シオドア・スタージョン「海を失った男」

 なんだか読んでいていろいろと考えさせられました。
 幻想的でぼんやりと夢を見ているような気分にさせられる作品から、観念的な難しい話など様々な話がありましたが、「成熟」や「そして私はおそれつのる」などは、自分の普段使わない頭をフル回転させて読まねばなりませんでした。それでも理解できたかどうか怪しいですが。全体を通して「陰と陽」、「表と裏」のような相対する関係にあるものや、「音」に対するこだわりのようなものを感じます。

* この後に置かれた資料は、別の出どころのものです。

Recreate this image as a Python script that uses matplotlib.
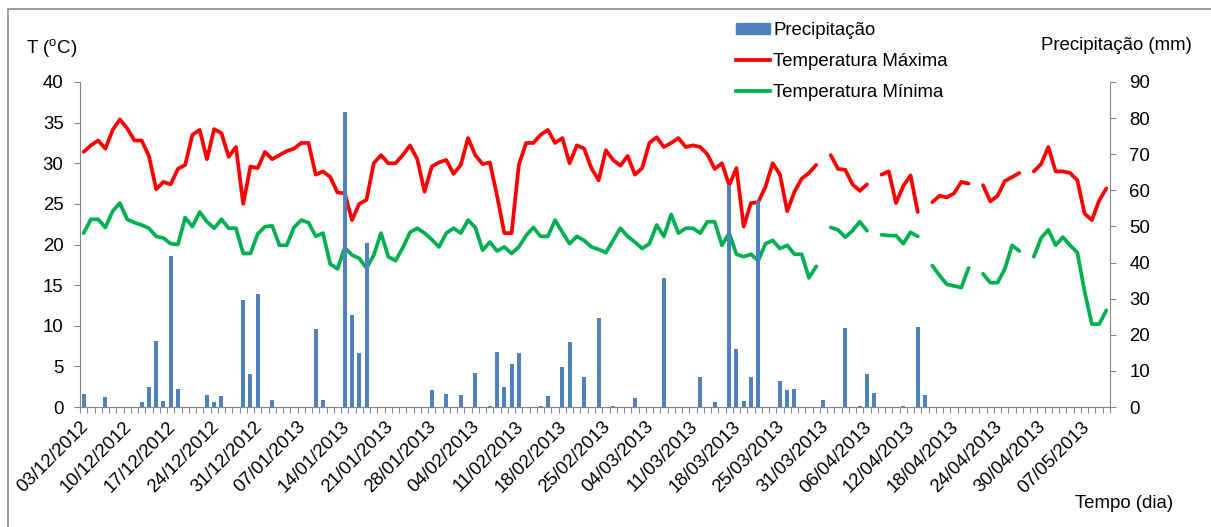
import numpy as np
import matplotlib
matplotlib.use('Agg')
import matplotlib.pyplot as plt
import matplotlib.transforms as mtransforms
from matplotlib.patches import Patch, Rectangle
from matplotlib.lines import Line2D

plt.rcParams['font.family'] = ['Liberation Sans', 'DejaVu Sans']
plt.rcParams['mathtext.fontset'] = 'custom'
plt.rcParams['mathtext.rm'] = 'Liberation Sans'

nan = np.nan
# temperatura maxima diaria (C), uma linha por dia de registro
tmax = [31.4, 32.2, 32.8, 31.8, 34.1, 35.4, 34.3, 32.8, 32.8, 30.9,
        26.8, 27.7, 27.4, 29.3, 29.8, 33.5, 34.1, 30.5, 34.2, 33.7,
        30.8, 32.0, 25.0, 29.6, 29.4, 31.4, 30.5, 31.0, 31.5, 31.8,
        32.5, 32.5, 28.6, 29.0, 28.3, 26.4, 26.3, 23.0, 25.0, 25.5,
        30.0, 31.0, 30.0, 30.0, 31.0, 32.2, 30.5, 26.5, 29.6, 30.1,
        30.4, 28.7, 29.8, 33.1, 31.0, 29.9, 30.1, 26.0, 21.4, 21.4,
        29.8, 32.5, 32.5, 33.5, 34.1, 32.5, 33.1, 30.0, 32.2, 31.8,
        29.4, 27.9, 31.6, 30.4, 29.7, 30.9, 28.6, 29.4, 32.5, 33.2,
        32.0, 32.5, 33.1, 32.0, 32.2, 32.0, 31.1, 29.3, 30.0, 27.3,
        29.4, 22.2, 25.1, 25.2, 27.1, 30.0, 28.6, 24.1, 26.5, 28.1,
        28.8, 29.8, nan, 31.0, 29.3, 29.2, 27.4, 26.6, 27.4, nan,
        28.6, 29.0, 25.1, 27.2, 28.5, 24.0, nan, 25.2, 26.0, 25.8,
        26.3, 27.7, 27.5, nan, 27.3, 25.3, 26.0, 27.8, 28.3, 28.8,
        nan, 29.0, 29.9, 32.0, 29.0, 29.0, 28.8, 27.9, 23.8, 23.0,
        25.4, 26.9]

tmin = [21.4, 23.1, 23.1, 22.1, 24.1, 25.1, 23.1, 22.7, 22.4, 22.0,
        21.0, 20.8, 20.1, 20.0, 23.3, 22.2, 24.0, 22.8, 22.0, 23.1,
        22.0, 22.0, 18.9, 18.9, 21.3, 22.2, 22.3, 19.9, 19.9, 22.1,
        23.0, 22.7, 21.0, 21.4, 17.6, 17.0, 19.6, 18.7, 18.3, 17.1,
        18.7, 21.4, 18.5, 18.0, 19.6, 21.5, 22.0, 21.4, 20.6, 19.7,
        21.4, 22.0, 21.4, 23.0, 22.1, 19.3, 20.3, 19.2, 19.7, 18.9,
        19.7, 21.1, 22.1, 21.0, 21.0, 23.0, 21.5, 20.1, 21.0, 20.5,
        19.7, 19.4, 19.0, 20.5, 22.0, 21.0, 20.3, 19.5, 20.1, 22.4,
        21.0, 23.7, 21.4, 22.0, 22.0, 21.4, 22.8, 22.8, 19.9, 21.4,
        18.8, 18.5, 18.8, 18.0, 20.1, 20.5, 19.5, 19.9, 18.8, 18.8,
        15.9, 17.3, nan, 22.1, 21.8, 20.9, 21.7, 22.8, 21.7, nan,
        21.2, 21.1, 21.1, 20.1, 21.5, 21.0, nan, 17.4, 16.2, 15.1,
        14.9, 14.7, 17.1, nan, 16.4, 15.3, 15.3, 17.0, 19.9, 19.2,
        nan, 18.5, 20.8, 21.8, 19.9, 20.9, 19.9, 19.0, 14.2, 10.2,
        10.2, 11.9]

# precipitacao diaria (mm)
precip = [3.6, 0, 0, 2.7, 0, 0, 0, 0, 1.3, 5.5,
          18.4, 1.7, 41.8, 5.0, 0, 0, 0, 3.3, 1.3, 3.0,
          0, 0, 29.7, 9.1, 31.4, 0, 1.9, 0, 0, 0,
          0, 0, 21.6, 1.9, 0, 0, 81.6, 25.5, 15.0, 45.3,
          0, 0, 0, 0, 0, 0, 0, 0, 4.6, 0,
          3.6, 0, 3.3, 0, 9.5, 0, 0.3, 15.3, 5.5, 11.8,
          15.0, 0, 0, 0.3, 3.0, 0, 11.1, 18.0, 0, 8.2,
          0, 24.6, 0, 0.3, 0, 0, 2.6, 0, 0, 0,
          35.6, 0, 0, 0, 0, 8.2, 0, 1.3, 0, 61.5,
          16.1, 1.7, 8.2, 57.0, 0, 0, 7.2, 4.7, 5.0, 0,
          0, 0, 1.9, 0, 0, 21.8, 0, 0.3, 9.1, 3.9,
          0, 0, 0, 0.3, 0, 22.2, 3.3, 0, 0, 0,
          0, 0, 0, 0, 0, 0, 0, 0, 0, 0,
          0, 0, 0, 0, 0, 0, 0, 0, 0, 0,
          0, 0]

datas = ['03/12/2012', '10/12/2012', '17/12/2012', '24/12/2012', '31/12/2012',
         '07/01/2013', '14/01/2013', '21/01/2013', '28/01/2013', '04/02/2013',
         '11/02/2013', '18/02/2013', '25/02/2013', '04/03/2013', '11/03/2013',
         '18/03/2013', '25/03/2013', '31/03/2013', '06/04/2013', '12/04/2013',
         '18/04/2013', '24/04/2013', '30/04/2013', '07/05/2013']

W, H = 1211, 527
n = len(tmax)
x = np.arange(n)
cinza = '#868686'
fs = 13.4
lw = 2.7

fig = plt.figure(figsize=(W / 100, H / 100), dpi=100)
ax = fig.add_axes([80 / W, 1 - 407 / H, 1030 / W, 325 / H])
ax2 = ax.twinx()

ax.plot(x, tmax, color='#FF0000', lw=lw, solid_joinstyle='round', solid_capstyle='round')
ax.plot(x, tmin, color='#00B050', lw=lw, solid_joinstyle='round', solid_capstyle='round')
ax2.bar(x, precip, width=0.55, color='#4F81BD')

ax.set_xlim(-0.5, n - 0.5)
ax.set_ylim(0, 40)
ax2.set_ylim(0, 90)
ax.set_yticks(range(0, 41, 5))
ax2.set_yticks(range(0, 91, 10))

ax.set_xticks(np.arange(-0.5, n, 1))
ax.set_xticklabels([])
ax.set_xticks(np.arange(0, n, 6), minor=True)
ax.set_xticklabels(datas, minor=True, rotation=45, ha='right',
                   rotation_mode='anchor', fontsize=fs)
ax.tick_params(axis='x', which='major', length=4.3, color=cinza, width=0.8)
ax.tick_params(axis='x', which='minor', length=0, pad=6)
ax.tick_params(axis='y', length=4.3, color=cinza, width=0.8, pad=7.5, labelsize=fs)
ax2.tick_params(axis='y', length=4.3, color=cinza, width=0.8, pad=9.5, labelsize=fs)

# empurra os rotulos de data um pouco para a esquerda e para baixo
desloc = mtransforms.ScaledTranslation(-4 / 100, -3 / 100, fig.dpi_scale_trans)
for lab in ax.get_xticklabels(minor=True):
    lab.set_transform(lab.get_transform() + desloc)

for s in ['top', 'right']:
    ax.spines[s].set_visible(False)
for s in ['top', 'left', 'bottom']:
    ax2.spines[s].set_visible(False)
ax.spines['left'].set_color(cinza)
ax.spines['bottom'].set_color(cinza)
ax2.spines['right'].set_color(cinza)

fig.text(26 / W, 1 - 48 / H, r'T ($\mathrm{^{o}}$C)', fontsize=fs, va='center', ha='left')
fig.text(1041 / W, 1 - 45 / H, 'Precipitação (mm)', fontsize=fs, va='center', ha='left')
fig.text(1075 / W, 1 - 503 / H, 'Tempo (dia)', fontsize=fs, va='center', ha='left')

handles = [Patch(color='#4F81BD'),
           Line2D([], [], color='#FF0000', lw=lw),
           Line2D([], [], color='#00B050', lw=lw)]
fig.legend(handles, ['Precipitação', 'Temperatura Máxima', 'Temperatura Mínima'],
           loc='upper left', bbox_to_anchor=(736 / W, 1 - 22 / H), frameon=False,
           fontsize=fs, handlelength=1.8, handleheight=0.55, handletextpad=0.2,
           labelspacing=0.75, borderpad=0, borderaxespad=0)

fig.add_artist(Rectangle((7.5 / W, -0.1), 1.2, 1.1 - 9 / H, transform=fig.transFigure,
                         fill=False, ec='#8C8C8C', lw=1.2))

fig.savefig('out.png', dpi=100)
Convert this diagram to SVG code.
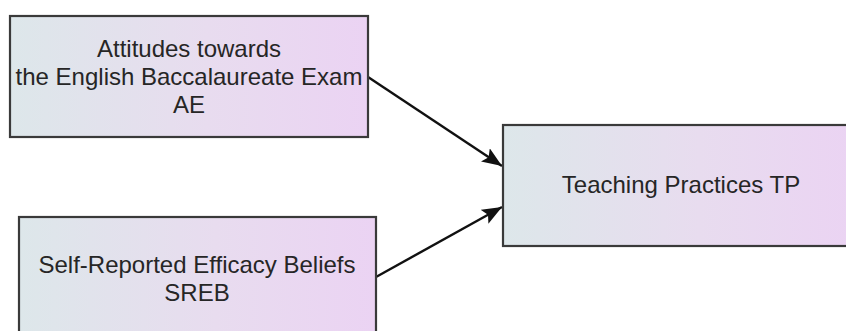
<svg xmlns="http://www.w3.org/2000/svg" width="846" height="331" viewBox="0 0 846 331">
  <defs>
    <linearGradient id="fill" x1="0" y1="0" x2="1" y2="0">
      <stop offset="0" stop-color="#dde7ea"/>
      <stop offset="0.55" stop-color="#e8dcef"/>
      <stop offset="1" stop-color="#ebd3f3"/>
    </linearGradient>
    <marker id="arrow" markerUnits="userSpaceOnUse" markerWidth="22" markerHeight="16" refX="20" refY="8" orient="auto">
      <path d="M0,0 L20,8 L0,16 L4,8 Z" fill="#111"/>
    </marker>
  </defs>
  <style>
    .box { fill: url(#fill); stroke: #3a3a3a; stroke-width: 2.2; }
    .label { font-family: "Liberation Sans", Arial, sans-serif; font-size: 24px; fill: #262626; text-anchor: middle; }
    .conn { stroke: #111; stroke-width: 2.4; fill: none; marker-end: url(#arrow); }
  </style>
  <rect width="846" height="331" fill="#ffffff"/>
  <g id="connectors">
    <line class="conn" x1="368" y1="77" x2="502" y2="166"/>
    <line class="conn" x1="376" y1="277" x2="502" y2="207"/>
  </g>
  <g id="node-AE">
    <rect class="box" x="10" y="16" width="358" height="121"/>
    <text class="label" x="189" y="57">Attitudes towards</text>
    <text class="label" x="189" y="85">the English Baccalaureate Exam</text>
    <text class="label" x="189" y="113">AE</text>
  </g>
  <g id="node-SREB">
    <rect class="box" x="19" y="217" width="357" height="121"/>
    <text class="label" x="197" y="273">Self-Reported Efficacy Beliefs</text>
    <text class="label" x="197" y="301">SREB</text>
  </g>
  <g id="node-TP">
    <rect class="box" x="503" y="125" width="357" height="121"/>
    <text class="label" x="681" y="193">Teaching Practices TP</text>
  </g>
</svg>
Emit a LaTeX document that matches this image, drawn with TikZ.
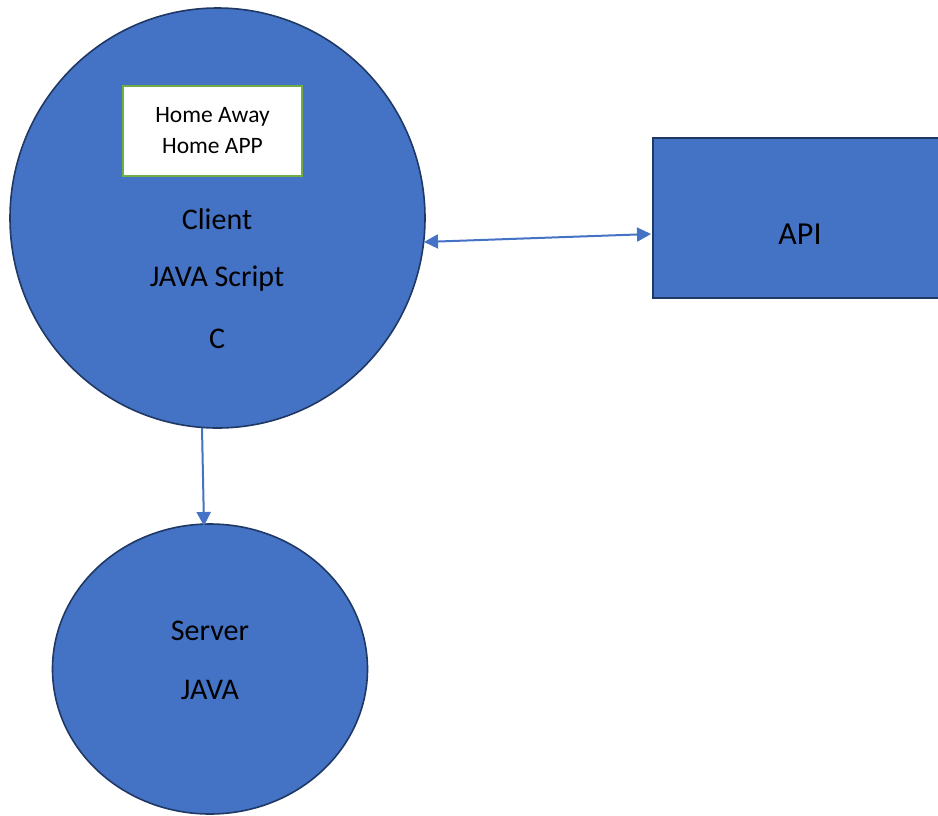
\documentclass[tikz,border=0pt]{standalone}
\usepackage{fontspec}
\setmainfont{Carlito}
\usetikzlibrary{arrows.meta,shapes.geometric}
\definecolor{fillblue}{HTML}{4472C4}
\definecolor{edgeblue}{HTML}{203864}
\definecolor{boxgreen}{HTML}{70AD47}
\tikzset{
  blob/.style={ellipse, fill=fillblue, draw=edgeblue, line width=1.6pt, inner sep=0pt},
  apibox/.style={rectangle, fill=fillblue, draw=edgeblue, line width=1.6pt, inner sep=0pt},
  appbox/.style={rectangle, fill=white, draw=boxgreen, line width=2pt, inner sep=0pt, align=center, font=\fontsize{23.5}{31}\selectfont},
  lbl/.style={font=\fontsize{30}{34}\selectfont, text=black},
  conn/.style={draw=fillblue, line width=2pt, -{Triangle[length=14pt,width=14pt]}},
}
\begin{document}
\begin{tikzpicture}[x=1pt,y=-1pt]
\useasboundingbox (0,0) rectangle (938,815);
\begin{scope}
\clip (0,0) rectangle (938,815);
\node[blob, minimum width=415pt, minimum height=420pt] (client) at (217.5,218) {};
\node[blob, minimum width=315pt, minimum height=290pt] (server) at (210,669) {};
\node[apibox, minimum width=296pt, minimum height=160pt] (api) at (801,218) {};
\end{scope}
\node[appbox, minimum width=179pt, minimum height=90pt] (app) at (212.5,131) {Home Away\\Home APP};
\node[lbl] (t1) at (217,219) {Client};
\node[lbl] (t2) at (217,279) {JAVA Script};
\node[lbl] (t3) at (217,339) {C};
\node[lbl] (t4) at (210,631) {Server};
\node[lbl] (t5) at (210,690) {JAVA};
\node[font=\fontsize{32}{36}\selectfont] (t6) at (800,234) {API};
\coordinate (a1) at (424,242);
\coordinate (a2) at (651,234);
\draw[conn, {Triangle[length=14pt,width=14pt]}-{Triangle[length=14pt,width=14pt]}] (a1) -- (a2);
\coordinate (d1) at (202,428);
\coordinate (d2) at (204,526);
\draw[conn] (d1) -- (d2);
\end{tikzpicture}
\end{document}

 記号の羅列である文字を意味のあるものとして変換する作業というのは、普段当たり前のこととして行ってますが、「墓読み」のように文字以外のもの、墓のまわりの土の盛り上がり方や鳥の囀りといったものにもある種の法則性があり、それらを読むことでその人の人生のすべてを読み解くことができるという話を読むと、一見混沌としているようにみえる事象にもある法則性があって、その法則性を読み取れるかどうかが普通の人と超能力者と呼ばれている人とを分けているのだろうか? とどうでもよいことを考えたくなります。
 下手の考え休むに似たり。
 やはり「ビアンカの手」や「海を失った男」のような幻想的な話の方が好きですね。
 最近、自分がいかに思考停止しながら本を読んでいるのかが明らかになってしまった一冊でした。